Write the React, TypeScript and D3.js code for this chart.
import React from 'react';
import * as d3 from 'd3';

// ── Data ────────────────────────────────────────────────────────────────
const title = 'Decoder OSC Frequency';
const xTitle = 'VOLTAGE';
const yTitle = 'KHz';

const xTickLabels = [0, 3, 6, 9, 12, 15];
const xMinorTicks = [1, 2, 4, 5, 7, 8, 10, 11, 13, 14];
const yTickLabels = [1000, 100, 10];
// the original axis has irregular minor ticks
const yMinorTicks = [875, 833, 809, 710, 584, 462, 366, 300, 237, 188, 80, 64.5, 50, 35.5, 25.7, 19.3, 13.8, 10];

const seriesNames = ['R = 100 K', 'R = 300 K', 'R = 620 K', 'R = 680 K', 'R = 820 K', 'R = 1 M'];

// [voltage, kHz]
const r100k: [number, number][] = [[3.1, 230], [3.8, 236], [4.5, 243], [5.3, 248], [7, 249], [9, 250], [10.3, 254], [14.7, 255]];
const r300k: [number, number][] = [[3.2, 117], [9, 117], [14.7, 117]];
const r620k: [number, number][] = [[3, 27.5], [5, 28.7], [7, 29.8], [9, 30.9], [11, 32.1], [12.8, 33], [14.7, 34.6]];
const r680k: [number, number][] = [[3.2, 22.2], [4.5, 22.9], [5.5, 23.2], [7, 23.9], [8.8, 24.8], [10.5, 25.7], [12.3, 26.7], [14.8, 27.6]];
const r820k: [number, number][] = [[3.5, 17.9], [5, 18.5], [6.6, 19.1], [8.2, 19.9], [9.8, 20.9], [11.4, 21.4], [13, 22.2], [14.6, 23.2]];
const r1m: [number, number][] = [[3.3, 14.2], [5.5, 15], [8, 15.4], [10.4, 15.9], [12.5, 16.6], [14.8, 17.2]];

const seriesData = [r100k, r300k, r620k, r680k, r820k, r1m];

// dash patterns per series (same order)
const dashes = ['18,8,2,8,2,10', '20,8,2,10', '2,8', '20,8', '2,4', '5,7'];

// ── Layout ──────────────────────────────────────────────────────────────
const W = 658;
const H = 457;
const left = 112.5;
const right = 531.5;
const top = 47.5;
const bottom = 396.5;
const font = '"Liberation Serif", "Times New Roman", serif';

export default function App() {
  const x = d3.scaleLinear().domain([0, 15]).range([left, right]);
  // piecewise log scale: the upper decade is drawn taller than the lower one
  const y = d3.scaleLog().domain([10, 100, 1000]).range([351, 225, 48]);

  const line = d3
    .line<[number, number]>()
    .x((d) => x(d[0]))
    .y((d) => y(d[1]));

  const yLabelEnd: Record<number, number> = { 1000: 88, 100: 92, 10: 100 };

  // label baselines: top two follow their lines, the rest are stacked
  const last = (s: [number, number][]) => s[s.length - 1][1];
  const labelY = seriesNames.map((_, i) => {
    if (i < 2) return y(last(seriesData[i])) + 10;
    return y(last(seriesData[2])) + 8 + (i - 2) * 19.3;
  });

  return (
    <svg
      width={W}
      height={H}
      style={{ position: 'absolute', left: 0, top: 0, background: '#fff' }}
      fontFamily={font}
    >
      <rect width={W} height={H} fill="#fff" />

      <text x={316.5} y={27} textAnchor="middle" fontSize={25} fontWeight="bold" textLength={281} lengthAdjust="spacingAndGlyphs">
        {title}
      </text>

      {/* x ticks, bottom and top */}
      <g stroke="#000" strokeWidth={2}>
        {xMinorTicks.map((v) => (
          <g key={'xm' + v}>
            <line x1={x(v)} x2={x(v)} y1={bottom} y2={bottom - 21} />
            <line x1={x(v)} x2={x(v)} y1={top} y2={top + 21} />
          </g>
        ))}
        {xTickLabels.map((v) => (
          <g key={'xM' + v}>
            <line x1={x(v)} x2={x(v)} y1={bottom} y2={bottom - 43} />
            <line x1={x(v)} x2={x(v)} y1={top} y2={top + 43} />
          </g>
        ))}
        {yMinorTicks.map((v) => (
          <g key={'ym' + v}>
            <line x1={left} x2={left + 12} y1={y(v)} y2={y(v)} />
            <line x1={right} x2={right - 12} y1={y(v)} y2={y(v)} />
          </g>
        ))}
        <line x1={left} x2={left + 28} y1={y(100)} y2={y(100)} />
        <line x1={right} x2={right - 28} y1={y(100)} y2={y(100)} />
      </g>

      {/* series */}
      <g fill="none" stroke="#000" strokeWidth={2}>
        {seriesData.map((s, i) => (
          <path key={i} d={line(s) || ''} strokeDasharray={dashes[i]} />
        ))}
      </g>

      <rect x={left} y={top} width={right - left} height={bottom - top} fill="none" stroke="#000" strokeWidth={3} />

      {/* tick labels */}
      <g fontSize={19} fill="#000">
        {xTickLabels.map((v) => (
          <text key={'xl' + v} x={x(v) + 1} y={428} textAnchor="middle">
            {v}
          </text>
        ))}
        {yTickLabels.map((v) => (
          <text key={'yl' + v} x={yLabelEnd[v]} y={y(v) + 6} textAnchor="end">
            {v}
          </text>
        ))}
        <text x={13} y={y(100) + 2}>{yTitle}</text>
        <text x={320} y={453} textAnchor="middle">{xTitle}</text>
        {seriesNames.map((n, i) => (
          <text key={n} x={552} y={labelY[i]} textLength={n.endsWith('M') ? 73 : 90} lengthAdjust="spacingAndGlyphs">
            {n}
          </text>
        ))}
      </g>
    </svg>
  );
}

## Exercise brief
Transcribe the data above in full, exactly.

## Task answer
Write the React, TypeScript and D3.js code for this chart.
import React from 'react';
import * as d3 from 'd3';

// ── Data ────────────────────────────────────────────────────────────────
const title = 'Decoder OSC Frequency';
const xTitle = 'VOLTAGE';
const yTitle = 'KHz';

const xTickLabels = [0, 3, 6, 9, 12, 15];
const xMinorTicks = [1, 2, 4, 5, 7, 8, 10, 11, 13, 14];
const yTickLabels = [1000, 100, 10];
// the original axis has irregular minor ticks
const yMinorTicks = [875, 833, 809, 710, 584, 462, 366, 300, 237, 188, 80, 64.5, 50, 35.5, 25.7, 19.3, 13.8, 10];

const seriesNames = ['R = 100 K', 'R = 300 K', 'R = 620 K', 'R = 680 K', 'R = 820 K', 'R = 1 M'];

// [voltage, kHz]
const r100k: [number, number][] = [[3.1, 230], [3.8, 236], [4.5, 243], [5.3, 248], [7, 249], [9, 250], [10.3, 254], [14.7, 255]];
const r300k: [number, number][] = [[3.2, 117], [9, 117], [14.7, 117]];
const r620k: [number, number][] = [[3, 27.5], [5, 28.7], [7, 29.8], [9, 30.9], [11, 32.1], [12.8, 33], [14.7, 34.6]];
const r680k: [number, number][] = [[3.2, 22.2], [4.5, 22.9], [5.5, 23.2], [7, 23.9], [8.8, 24.8], [10.5, 25.7], [12.3, 26.7], [14.8, 27.6]];
const r820k: [number, number][] = [[3.5, 17.9], [5, 18.5], [6.6, 19.1], [8.2, 19.9], [9.8, 20.9], [11.4, 21.4], [13, 22.2], [14.6, 23.2]];
const r1m: [number, number][] = [[3.3, 14.2], [5.5, 15], [8, 15.4], [10.4, 15.9], [12.5, 16.6], [14.8, 17.2]];

const seriesData = [r100k, r300k, r620k, r680k, r820k, r1m];

// dash patterns per series (same order)
const dashes = ['18,8,2,8,2,10', '20,8,2,10', '2,8', '20,8', '2,4', '5,7'];

// ── Layout ──────────────────────────────────────────────────────────────
const W = 658;
const H = 457;
const left = 112.5;
const right = 531.5;
const top = 47.5;
const bottom = 396.5;
const font = '"Liberation Serif", "Times New Roman", serif';

export default function App() {
  const x = d3.scaleLinear().domain([0, 15]).range([left, right]);
  // piecewise log scale: the upper decade is drawn taller than the lower one
  const y = d3.scaleLog().domain([10, 100, 1000]).range([351, 225, 48]);

  const line = d3
    .line<[number, number]>()
    .x((d) => x(d[0]))
    .y((d) => y(d[1]));

  const yLabelEnd: Record<number, number> = { 1000: 88, 100: 92, 10: 100 };

  // label baselines: top two follow their lines, the rest are stacked
  const last = (s: [number, number][]) => s[s.length - 1][1];
  const labelY = seriesNames.map((_, i) => {
    if (i < 2) return y(last(seriesData[i])) + 10;
    return y(last(seriesData[2])) + 8 + (i - 2) * 19.3;
  });

  return (
    <svg
      width={W}
      height={H}
      style={{ position: 'absolute', left: 0, top: 0, background: '#fff' }}
      fontFamily={font}
    >
      <rect width={W} height={H} fill="#fff" />

      <text x={316.5} y={27} textAnchor="middle" fontSize={25} fontWeight="bold" textLength={281} lengthAdjust="spacingAndGlyphs">
        {title}
      </text>

      {/* x ticks, bottom and top */}
      <g stroke="#000" strokeWidth={2}>
        {xMinorTicks.map((v) => (
          <g key={'xm' + v}>
            <line x1={x(v)} x2={x(v)} y1={bottom} y2={bottom - 21} />
            <line x1={x(v)} x2={x(v)} y1={top} y2={top + 21} />
          </g>
        ))}
        {xTickLabels.map((v) => (
          <g key={'xM' + v}>
            <line x1={x(v)} x2={x(v)} y1={bottom} y2={bottom - 43} />
            <line x1={x(v)} x2={x(v)} y1={top} y2={top + 43} />
          </g>
        ))}
        {yMinorTicks.map((v) => (
          <g key={'ym' + v}>
            <line x1={left} x2={left + 12} y1={y(v)} y2={y(v)} />
            <line x1={right} x2={right - 12} y1={y(v)} y2={y(v)} />
          </g>
        ))}
        <line x1={left} x2={left + 28} y1={y(100)} y2={y(100)} />
        <line x1={right} x2={right - 28} y1={y(100)} y2={y(100)} />
      </g>

      {/* series */}
      <g fill="none" stroke="#000" strokeWidth={2}>
        {seriesData.map((s, i) => (
          <path key={i} d={line(s) || ''} strokeDasharray={dashes[i]} />
        ))}
      </g>

      <rect x={left} y={top} width={right - left} height={bottom - top} fill="none" stroke="#000" strokeWidth={3} />

      {/* tick labels */}
      <g fontSize={19} fill="#000">
        {xTickLabels.map((v) => (
          <text key={'xl' + v} x={x(v) + 1} y={428} textAnchor="middle">
            {v}
          </text>
        ))}
        {yTickLabels.map((v) => (
          <text key={'yl' + v} x={yLabelEnd[v]} y={y(v) + 6} textAnchor="end">
            {v}
          </text>
        ))}
        <text x={13} y={y(100) + 2}>{yTitle}</text>
        <text x={320} y={453} textAnchor="middle">{xTitle}</text>
        {seriesNames.map((n, i) => (
          <text key={n} x={552} y={labelY[i]} textLength={n.endsWith('M') ? 73 : 90} lengthAdjust="spacingAndGlyphs">
            {n}
          </text>
        ))}
      </g>
    </svg>
  );
}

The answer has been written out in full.